• [Task goal] Pictures in the data below are not part of the copy; transcribe everything else exactly.

• [Source material]

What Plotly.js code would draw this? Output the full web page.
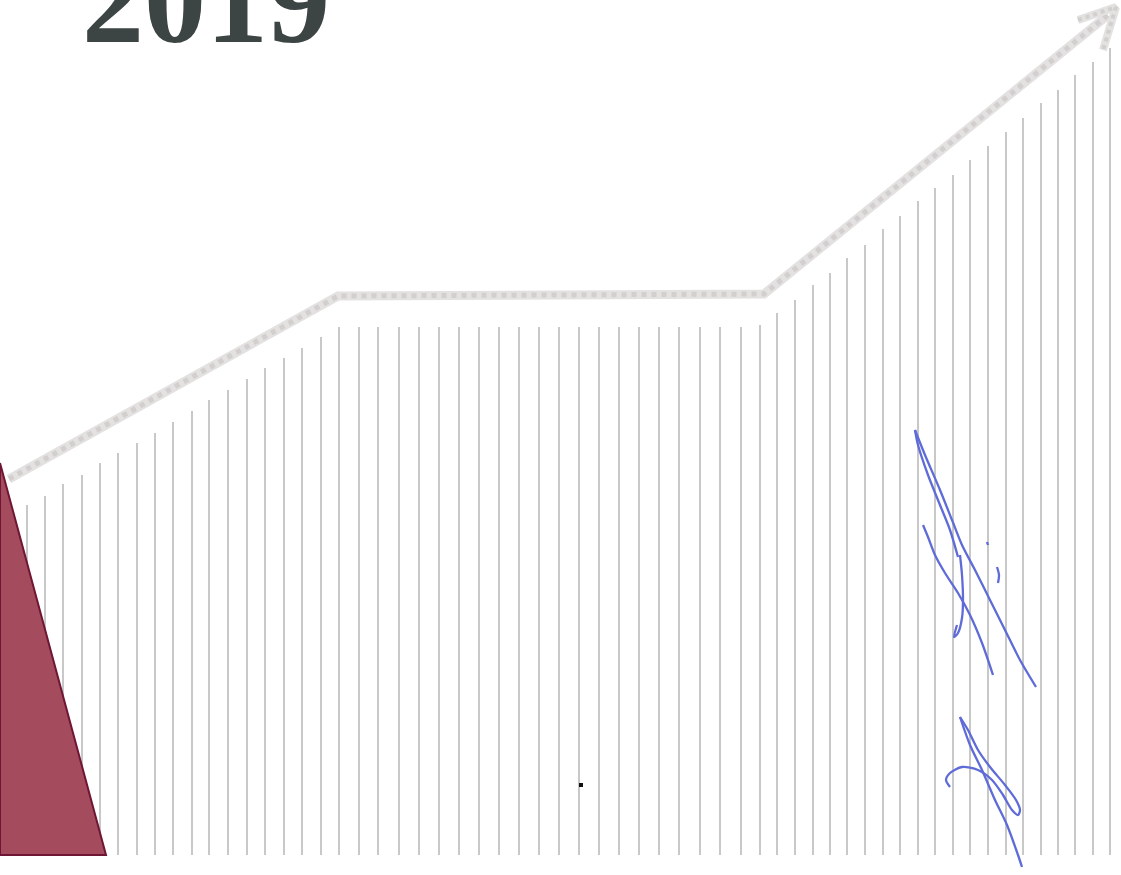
<!DOCTYPE html>
<html>
<head>
<meta charset="utf-8">
<script src="https://cdn.plot.ly/plotly-3.0.1.min.js"></script>
<style>
html,body{margin:0;padding:0;background:#fff;}
#chart{width:1121px;height:875px;}
</style>
</head>
<body>
<div id="chart"></div>
<script>
// ---- data ----
const titleText = "2019";

// stem positions (x) and heights above the baseline (y)
const stemX = [27,45,63,82,100,118,137,155,173,192,209,228,247,265,284,302,321,339,359,378,399,419,439,459,479,499,519,539,559,579,599,619,639,659,679,700,720,741,760,777,795,813,830,847,865,883,900,918,935,953,970,988,1006,1023,1041,1058,1075,1093,1110];
const stemH = [350,359,371,380,392,402,412,422,433,444,455,465,476,487,497,507,518,528,528,528,528,528,528,528,528,528,528,528,528,528,528,528,528,528,528,528,528,528,530,542,555,570,582,597,610,626,639,654,667,680,695,709,723,737,752,765,780,793,807];

// trend arrow path
const arrowX = [9, 338, 764, 1108];
const arrowY = [376, 559, 561, 840];
const headX = [1078, 1116, 1103];
const headY = [835, 848, 805];

// decorative triangle
const triX = [0, 106, 0, 0];
const triY = [392, 0, 0, 392];

// signature strokes
const sig1X = [915,925,940,952,962,975,990,1005,1020,1036];
const sig1Y = [425,400,365,335,310,285,255,225,195,168];
const sig1bX = [915,918,928,940,950,958];
const sig1bY = [425,410,380,350,325,298];
const sig2X = [923,928,935,945,958,970,982,993];
const sig2Y = [330,318,300,282,262,240,212,180];
const sig3X = [960,962,963,962,958,954,957];
const sig3Y = [300,280,255,237,222,218,230];
const sig4X = [987,988, null, 997,999,998];
const sig4Y = [313,310, null, 288,280,272];
const sig5X = [960,970,982,995,1007,1018,1022];
const sig5Y = [138,110,85,55,30,0,-12];
const sig5bX = [960,968,978,990,1005,1016,1020,1018,1012,1003,992,978,962,950,946,950];
const sig5bY = [138,125,105,88,70,55,45,40,45,60,75,85,88,82,75,68];
const dotX = [581];
const dotY = [70];

// ---- build traces ----
const stems = {
  type: 'bar', x: stemX, y: stemH, width: 1.1,
  marker: {color: '#c8c8c8', line: {width: 0}},
  hoverinfo: 'skip', showlegend: false
};
const arrowBase = {
  type: 'scatter', mode: 'lines', x: arrowX, y: arrowY,
  line: {color: '#e4e1e1', width: 9}, hoverinfo: 'skip', showlegend: false
};
const arrowTex = {
  type: 'scatter', mode: 'lines', x: arrowX, y: arrowY,
  line: {color: '#d3cfcf', width: 5, dash: 'dot'}, hoverinfo: 'skip', showlegend: false
};
const headBase = {
  type: 'scatter', mode: 'lines', x: headX, y: headY,
  line: {color: '#e4e1e1', width: 8}, hoverinfo: 'skip', showlegend: false
};
const headTex = {
  type: 'scatter', mode: 'lines', x: headX, y: headY,
  line: {color: '#d3cfcf', width: 4, dash: 'dot'}, hoverinfo: 'skip', showlegend: false
};
const tri = {
  type: 'scatter', mode: 'lines', x: triX, y: triY, fill: 'toself',
  fillcolor: '#a44c5e', line: {color: '#6e1633', width: 2},
  hoverinfo: 'skip', showlegend: false
};
function sig(x, y) {
  return {type: 'scatter', mode: 'lines', x: x, y: y, connectgaps: false,
    line: {color: '#5f6cd8', width: 2.3, shape: 'spline', smoothing: 0.8},
    hoverinfo: 'skip', showlegend: false};
}
const dot = {type: 'scatter', mode: 'markers', x: dotX, y: dotY,
  marker: {color: '#111', size: 4, symbol: 'square'}, hoverinfo: 'skip', showlegend: false};

const data = [stems, arrowBase, arrowTex, headBase, headTex, tri,
  sig(sig1X, sig1Y), sig(sig1bX, sig1bY), sig(sig2X, sig2Y), sig(sig3X, sig3Y),
  sig(sig4X, sig4Y), sig(sig5X, sig5Y), sig(sig5bX, sig5bY), dot];

const layout = {
  width: 1121, height: 875,
  margin: {l: 0, r: 0, t: 0, b: 0},
  paper_bgcolor: '#ffffff', plot_bgcolor: '#ffffff',
  xaxis: {range: [0, 1121], visible: false, fixedrange: true},
  yaxis: {range: [-20, 855], visible: false, fixedrange: true},
  bargap: 0,
  annotations: [{
    text: '<b>' + titleText + '</b>', x: 80, y: 855, xref: 'x', yref: 'y',
    xanchor: 'left', yanchor: 'middle', showarrow: false,
    font: {family: 'Times New Roman', size: 124, color: '#3c4543'}
  }]
};

Plotly.newPlot('chart', data, layout, {displayModeBar: false, staticPlot: true});
</script>
</body>
</html>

• [Solution for this problem]
What Plotly.js code would draw this? Output the full web page.
<!DOCTYPE html>
<html>
<head>
<meta charset="utf-8">
<script src="https://cdn.plot.ly/plotly-3.0.1.min.js"></script>
<style>
html,body{margin:0;padding:0;background:#fff;}
#chart{width:1121px;height:875px;}
</style>
</head>
<body>
<div id="chart"></div>
<script>
// ---- data ----
const titleText = "2019";

// stem positions (x) and heights above the baseline (y)
const stemX = [27,45,63,82,100,118,137,155,173,192,209,228,247,265,284,302,321,339,359,378,399,419,439,459,479,499,519,539,559,579,599,619,639,659,679,700,720,741,760,777,795,813,830,847,865,883,900,918,935,953,970,988,1006,1023,1041,1058,1075,1093,1110];
const stemH = [350,359,371,380,392,402,412,422,433,444,455,465,476,487,497,507,518,528,528,528,528,528,528,528,528,528,528,528,528,528,528,528,528,528,528,528,528,528,530,542,555,570,582,597,610,626,639,654,667,680,695,709,723,737,752,765,780,793,807];

// trend arrow path
const arrowX = [9, 338, 764, 1108];
const arrowY = [376, 559, 561, 840];
const headX = [1078, 1116, 1103];
const headY = [835, 848, 805];

// decorative triangle
const triX = [0, 106, 0, 0];
const triY = [392, 0, 0, 392];

// signature strokes
const sig1X = [915,925,940,952,962,975,990,1005,1020,1036];
const sig1Y = [425,400,365,335,310,285,255,225,195,168];
const sig1bX = [915,918,928,940,950,958];
const sig1bY = [425,410,380,350,325,298];
const sig2X = [923,928,935,945,958,970,982,993];
const sig2Y = [330,318,300,282,262,240,212,180];
const sig3X = [960,962,963,962,958,954,957];
const sig3Y = [300,280,255,237,222,218,230];
const sig4X = [987,988, null, 997,999,998];
const sig4Y = [313,310, null, 288,280,272];
const sig5X = [960,970,982,995,1007,1018,1022];
const sig5Y = [138,110,85,55,30,0,-12];
const sig5bX = [960,968,978,990,1005,1016,1020,1018,1012,1003,992,978,962,950,946,950];
const sig5bY = [138,125,105,88,70,55,45,40,45,60,75,85,88,82,75,68];
const dotX = [581];
const dotY = [70];

// ---- build traces ----
const stems = {
  type: 'bar', x: stemX, y: stemH, width: 1.1,
  marker: {color: '#c8c8c8', line: {width: 0}},
  hoverinfo: 'skip', showlegend: false
};
const arrowBase = {
  type: 'scatter', mode: 'lines', x: arrowX, y: arrowY,
  line: {color: '#e4e1e1', width: 9}, hoverinfo: 'skip', showlegend: false
};
const arrowTex = {
  type: 'scatter', mode: 'lines', x: arrowX, y: arrowY,
  line: {color: '#d3cfcf', width: 5, dash: 'dot'}, hoverinfo: 'skip', showlegend: false
};
const headBase = {
  type: 'scatter', mode: 'lines', x: headX, y: headY,
  line: {color: '#e4e1e1', width: 8}, hoverinfo: 'skip', showlegend: false
};
const headTex = {
  type: 'scatter', mode: 'lines', x: headX, y: headY,
  line: {color: '#d3cfcf', width: 4, dash: 'dot'}, hoverinfo: 'skip', showlegend: false
};
const tri = {
  type: 'scatter', mode: 'lines', x: triX, y: triY, fill: 'toself',
  fillcolor: '#a44c5e', line: {color: '#6e1633', width: 2},
  hoverinfo: 'skip', showlegend: false
};
function sig(x, y) {
  return {type: 'scatter', mode: 'lines', x: x, y: y, connectgaps: false,
    line: {color: '#5f6cd8', width: 2.3, shape: 'spline', smoothing: 0.8},
    hoverinfo: 'skip', showlegend: false};
}
const dot = {type: 'scatter', mode: 'markers', x: dotX, y: dotY,
  marker: {color: '#111', size: 4, symbol: 'square'}, hoverinfo: 'skip', showlegend: false};

const data = [stems, arrowBase, arrowTex, headBase, headTex, tri,
  sig(sig1X, sig1Y), sig(sig1bX, sig1bY), sig(sig2X, sig2Y), sig(sig3X, sig3Y),
  sig(sig4X, sig4Y), sig(sig5X, sig5Y), sig(sig5bX, sig5bY), dot];

const layout = {
  width: 1121, height: 875,
  margin: {l: 0, r: 0, t: 0, b: 0},
  paper_bgcolor: '#ffffff', plot_bgcolor: '#ffffff',
  xaxis: {range: [0, 1121], visible: false, fixedrange: true},
  yaxis: {range: [-20, 855], visible: false, fixedrange: true},
  bargap: 0,
  annotations: [{
    text: '<b>' + titleText + '</b>', x: 80, y: 855, xref: 'x', yref: 'y',
    xanchor: 'left', yanchor: 'middle', showarrow: false,
    font: {family: 'Times New Roman', size: 124, color: '#3c4543'}
  }]
};

Plotly.newPlot('chart', data, layout, {displayModeBar: false, staticPlot: true});
</script>
</body>
</html>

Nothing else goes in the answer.